Available data

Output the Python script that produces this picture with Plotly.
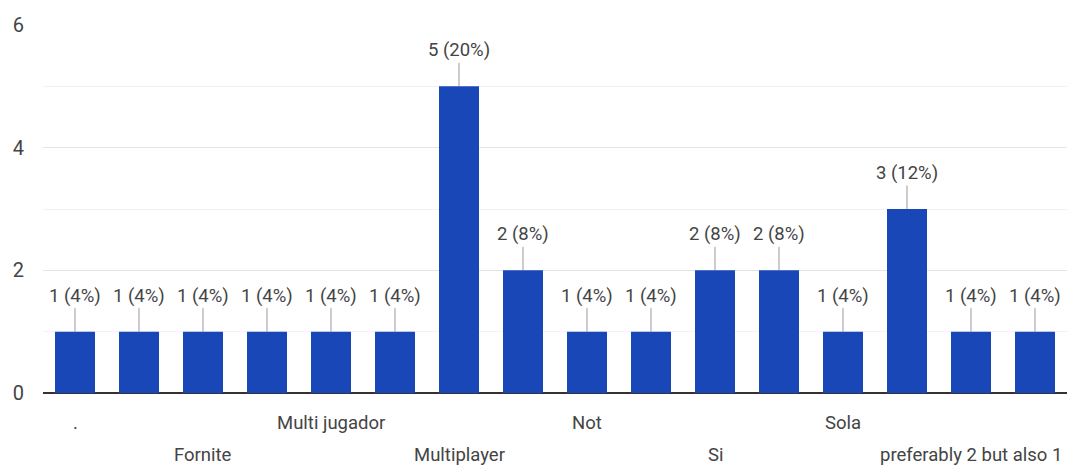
import plotly.graph_objects as go

values = [1, 1, 1, 1, 1, 1, 5, 2, 1, 1, 2, 2, 1, 3, 1, 1]
total = sum(values)
bar_labels = [f"{v} ({round(v / total * 100)}%)" for v in values]
# Only every second category name is visible in the reference; they alternate between two rows
tick_positions = [0, 2, 4, 6, 8, 10, 12, 14]
tick_texts = [".", "Fornite", "Multi jugador", "Multiplayer", "Not", "Si", "Sola", "preferably 2 but also 1"]
tick_rows = [1, 2, 1, 2, 1, 2, 1, 2]
y_ticks = [0, 2, 4, 6]

x = list(range(len(values)))
FONT = "Roboto, Arial, sans-serif"
TXT = "#444444"

fig = go.Figure(go.Bar(x=x, y=values, marker=dict(color="#1a47b8", line=dict(width=0)),
                       hoverinfo="skip"))

annotations = []
for xi, v, lab in zip(x, values, bar_labels):
    annotations.append(dict(x=xi, y=v, xref="x", yref="y", text=lab, showarrow=True,
                            arrowhead=0, arrowwidth=1, arrowcolor="#9a9a9a", ax=0, ay=-36,
                            standoff=0, font=dict(family=FONT, size=18.5, color=TXT)))
for pos, txt, row in zip(tick_positions, tick_texts, tick_rows):
    annotations.append(dict(x=pos, y=0, xref="x", yref="paper", text=txt, showarrow=False,
                            yanchor="middle", yshift=-30 if row == 1 else -62,
                            font=dict(family=FONT, size=18.5, color=TXT)))

fig.update_layout(
    width=1067, height=468,
    margin=dict(l=43, r=0, t=25, b=75),
    paper_bgcolor="white", plot_bgcolor="white",
    bargap=0.375, showlegend=False,
    annotations=annotations,
    xaxis=dict(range=[-0.5, len(values) - 0.5], showticklabels=False, showgrid=False,
               zeroline=False, showline=False, fixedrange=True),
    yaxis=dict(range=[0, 6], tickvals=y_ticks, ticktext=[str(t) for t in y_ticks],
               showgrid=True, gridcolor="#e4e4e4", gridwidth=1,
               minor=dict(tickvals=[1, 3, 5], showgrid=True, gridcolor="#f2f2f2", gridwidth=1),
               zeroline=True, zerolinecolor="#333333", zerolinewidth=1.5,
               ticks="", ticklabelstandoff=18,
               tickfont=dict(family=FONT, size=20, color=TXT), fixedrange=True),
)

fig.write_html("out.html")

Challenge
Write out the full listing verbatim, excluding its pictures.

Problem solution
Output the Python script that produces this picture with Plotly.
import plotly.graph_objects as go

values = [1, 1, 1, 1, 1, 1, 5, 2, 1, 1, 2, 2, 1, 3, 1, 1]
total = sum(values)
bar_labels = [f"{v} ({round(v / total * 100)}%)" for v in values]
# Only every second category name is visible in the reference; they alternate between two rows
tick_positions = [0, 2, 4, 6, 8, 10, 12, 14]
tick_texts = [".", "Fornite", "Multi jugador", "Multiplayer", "Not", "Si", "Sola", "preferably 2 but also 1"]
tick_rows = [1, 2, 1, 2, 1, 2, 1, 2]
y_ticks = [0, 2, 4, 6]

x = list(range(len(values)))
FONT = "Roboto, Arial, sans-serif"
TXT = "#444444"

fig = go.Figure(go.Bar(x=x, y=values, marker=dict(color="#1a47b8", line=dict(width=0)),
                       hoverinfo="skip"))

annotations = []
for xi, v, lab in zip(x, values, bar_labels):
    annotations.append(dict(x=xi, y=v, xref="x", yref="y", text=lab, showarrow=True,
                            arrowhead=0, arrowwidth=1, arrowcolor="#9a9a9a", ax=0, ay=-36,
                            standoff=0, font=dict(family=FONT, size=18.5, color=TXT)))
for pos, txt, row in zip(tick_positions, tick_texts, tick_rows):
    annotations.append(dict(x=pos, y=0, xref="x", yref="paper", text=txt, showarrow=False,
                            yanchor="middle", yshift=-30 if row == 1 else -62,
                            font=dict(family=FONT, size=18.5, color=TXT)))

fig.update_layout(
    width=1067, height=468,
    margin=dict(l=43, r=0, t=25, b=75),
    paper_bgcolor="white", plot_bgcolor="white",
    bargap=0.375, showlegend=False,
    annotations=annotations,
    xaxis=dict(range=[-0.5, len(values) - 0.5], showticklabels=False, showgrid=False,
               zeroline=False, showline=False, fixedrange=True),
    yaxis=dict(range=[0, 6], tickvals=y_ticks, ticktext=[str(t) for t in y_ticks],
               showgrid=True, gridcolor="#e4e4e4", gridwidth=1,
               minor=dict(tickvals=[1, 3, 5], showgrid=True, gridcolor="#f2f2f2", gridwidth=1),
               zeroline=True, zerolinecolor="#333333", zerolinewidth=1.5,
               ticks="", ticklabelstandoff=18,
               tickfont=dict(family=FONT, size=20, color=TXT), fixedrange=True),
)

fig.write_html("out.html")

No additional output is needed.